If you’re into differentiation you could verify the above yourself (remember that E_{P(V,H)}[X_i,X_j] = \sum_{(V,H)} P(V,H) X_i X_j, and similarly for D(V)P(H|V)) .

We’re finally ready for the magical interpretation of the above equation. The equation states that the weight W_{ij} should change according to the difference of two averages: the average of the products X_i X_j according to D(V)P(H|V) and according to P(V,H).

But first, notice that X_i X_j is the product of the two neurons at the ends of the connection (i,j). So the connection will have little trouble detecting when the product is equal to 1 from local information (remember, our vectors live in 0,1).

More significantly, we can compute the expectation E_{D(V)P(H|V)} [X_i X_j] by taking the observed data from D(V), “clamping” it onto the visible units V, and “running” the BM’s neurons until their states converge to equilibrium. All these terms can be made precise in a technical sense. But the important analogy here is that during the day, the world sets the visible vectors V of the BM, and it does the rest, running its hidden units H until they essentially converge. Then the BM can compute the expectation by simply averaging the products X_i X_j that it observes. This part of the learning rule attempts to make the day’s patterns more likely.
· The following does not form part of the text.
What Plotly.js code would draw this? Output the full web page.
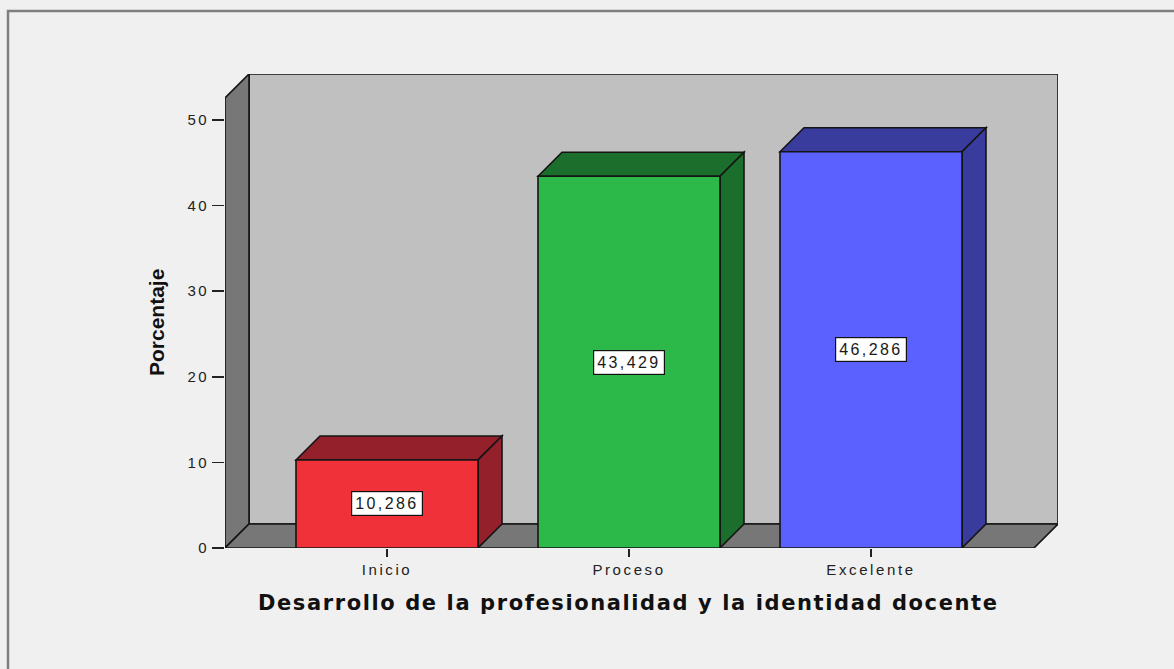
<!DOCTYPE html>
<html>
<head>
<meta charset="utf-8">
<script src="https://cdn.plot.ly/plotly-3.0.1.min.js"></script>
<style>
html,body{margin:0;padding:0;background:#f0f0f0;}
#chart{width:1174px;height:669px;}
#chart .xtick text{letter-spacing:2.6px;}
#chart .ytick text{letter-spacing:2.4px;}
</style>
</head>
<body>
<div id="chart"></div>
<script>
const categories = ["Inicio", "Proceso", "Excelente"];
const percentages = [10.286, 43.429, 46.286];
const frontColors = ["#f0313a", "#2db84a", "#5b61ff"];
const darkColors = ["#93202a", "#1c6e2c", "#393c9c"];
const yTicks = [0, 10, 20, 30, 40, 50];

const xs = categories.map((c, i) => i);
const barW = 0.752;
const dx = 0.0992;   // depth in x units
const dy = 2.80;     // depth in y units
const x0 = -0.6694, x1 = 2.7727;
const yTop = 55.37;
const edge = {color: "#141414", width: 1.6};

const shapes = [];
// outer frame
shapes.push({type: "rect", xref: "paper", yref: "paper", layer: "below",
  x0: -217/833, x1: 1.2, y0: -0.4, y1: (548-11)/474,
  line: {color: "#7f7f7f", width: 2.5}, fillcolor: "rgba(0,0,0,0)"});
// back wall
shapes.push({type: "path", xref: "x", yref: "y", layer: "below",
  path: `M${x0+dx},${dy} L${x1},${dy} L${x1},${yTop} L${x0+dx},${yTop} Z`,
  fillcolor: "#c0c0c0", line: edge});
// left wall
shapes.push({type: "path", xref: "x", yref: "y", layer: "below",
  path: `M${x0},0 L${x0+dx},${dy} L${x0+dx},${yTop} L${x0},${yTop-dy} Z`,
  fillcolor: "#777777", line: edge});
// floor
shapes.push({type: "path", xref: "x", yref: "y", layer: "below",
  path: `M${x0},0 L${x0+dx},${dy} L${x1},${dy} L${x1-dx},0 Z`,
  fillcolor: "#777777", line: edge});
// bar 3D faces
xs.forEach((c, i) => {
  const v = percentages[i];
  const l = c - barW/2, r = c + barW/2;
  shapes.push({type: "path", xref: "x", yref: "y", layer: "below",
    path: `M${l},${v} L${l+dx},${v+dy} L${r+dx},${v+dy} L${r},${v} Z`,
    fillcolor: darkColors[i], line: edge});
  shapes.push({type: "path", xref: "x", yref: "y", layer: "below",
    path: `M${r},0 L${r},${v} L${r+dx},${v+dy} L${r+dx},${dy} Z`,
    fillcolor: darkColors[i], line: edge});
});

const annotations = xs.map((c, i) => ({
  x: c, y: percentages[i]/2, xref: "x", yref: "y",
  text: '<span style="letter-spacing:2.4px">' + percentages[i].toFixed(3).replace(".", ",") + '</span>',
  showarrow: false, bgcolor: "#ffffff", bordercolor: "#111111", borderwidth: 1.2, borderpad: 3,
  font: {family: "Liberation Sans, Arial, sans-serif", size: 16, color: "#1a1a1a"}
}));
annotations.push({
  xref: "paper", yref: "paper", x: (628-225)/833, y: (548-603)/474,
  xanchor: "center", yanchor: "middle", showarrow: false,
  text: '<span style="letter-spacing:1.6px"><b>Desarrollo de la profesionalidad y la identidad docente</b></span>',
  font: {family: "DejaVu Sans, Verdana, sans-serif", size: 21, color: "#111111"}
});
annotations.push({
  xref: "paper", yref: "paper", x: (156-225)/833, y: (548-323)/474,
  xanchor: "center", yanchor: "middle", showarrow: false, textangle: -90,
  text: "<b>Porcentaje</b>",
  font: {family: "Liberation Sans, Arial, sans-serif", size: 21, color: "#111111"}
});

const trace = {
  type: "bar", x: xs, y: percentages, width: barW,
  marker: {color: frontColors, line: edge},
  hoverinfo: "skip"
};

const layout = {
  width: 1174, height: 669,
  margin: {l: 225, r: 116, t: 74, b: 121},
  paper_bgcolor: "#f0f0f0", plot_bgcolor: "rgba(0,0,0,0)",
  showlegend: false,
  xaxis: {range: [x0, x1], tickvals: xs, ticktext: categories, ticks: "outside", ticklen: 8,
    tickwidth: 1.5, tickcolor: "#222", showgrid: false, zeroline: false, showline: false,
    tickfont: {family: "Liberation Sans, Arial, sans-serif", size: 15, color: "#222"}},
  yaxis: {range: [0, yTop], tickvals: yTicks, ticks: "outside", ticklen: 12, tickwidth: 1.5,
    tickcolor: "#222", showgrid: false, zeroline: false, showline: false,
    tickfont: {family: "Liberation Sans, Arial, sans-serif", size: 15, color: "#222"}},
  shapes: shapes,
  annotations: annotations
};

Plotly.newPlot("chart", [trace], layout, {displayModeBar: false, staticPlot: true});
</script>
</body>
</html>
Now E_{P(V,H)} [X_i X_j] is computed by disconnecting the visible vector V from the world and running the BM freely, until the states converge. This is very much like dreaming; we ask the BM to produce the patterns it truly believes in. Then the connection (i,j) computes its expectation by observing the products X_i X_j, and subtracts the resulting average from the connections. In other words, the learning rule says, “make whatever patterns we observe during sleep less likely”. As a result, the BM will not be able to easily reproduce the patterns it observed during the sleep, because it unlearned them. To paraphrase: the BM forgets its dreams.

Consequently, the BM keep on changing its weights as long as the day’s patterns are different from the sleep’s patterns, and will stop learning once they two become equal. This means that the goal of learning is to make the dreams as similar as possible to the actual patterns that are observed in reality.

It should be surprising that both dreams and the fact that they are hard to remember are a simple consequence of a simple equation.



  1. Brian Vandenberg
    Posted July 8, 2011 at 8:39 am | Permalink | Reply

    I ran across a video on youtube awhile back ( where the author talks quite a bit about [theoretical?] understanding of how the brain works/learns. There was a lot of crossover in the concepts he discussed and how unsupervised methods such as boltzmann machines work. In particular, I found the part about baby’s brains quite fascinating.

  2. ilyasu1
    Posted July 9, 2011 at 1:32 pm | Permalink | Reply

    Thanks for the link!

  3. David Reichert
    Posted August 26, 2011 at 8:16 pm | Permalink | Reply

    Hehe…hey Ilya, I still plan to write a paper on that RBM dream stuff, stop spoiling it! 😉

    Greetings from Edinburgh,

  4. ilyasu1
    Posted August 29, 2011 at 12:27 pm | Permalink | Reply

    Hey David, it’s nice of you to drop by!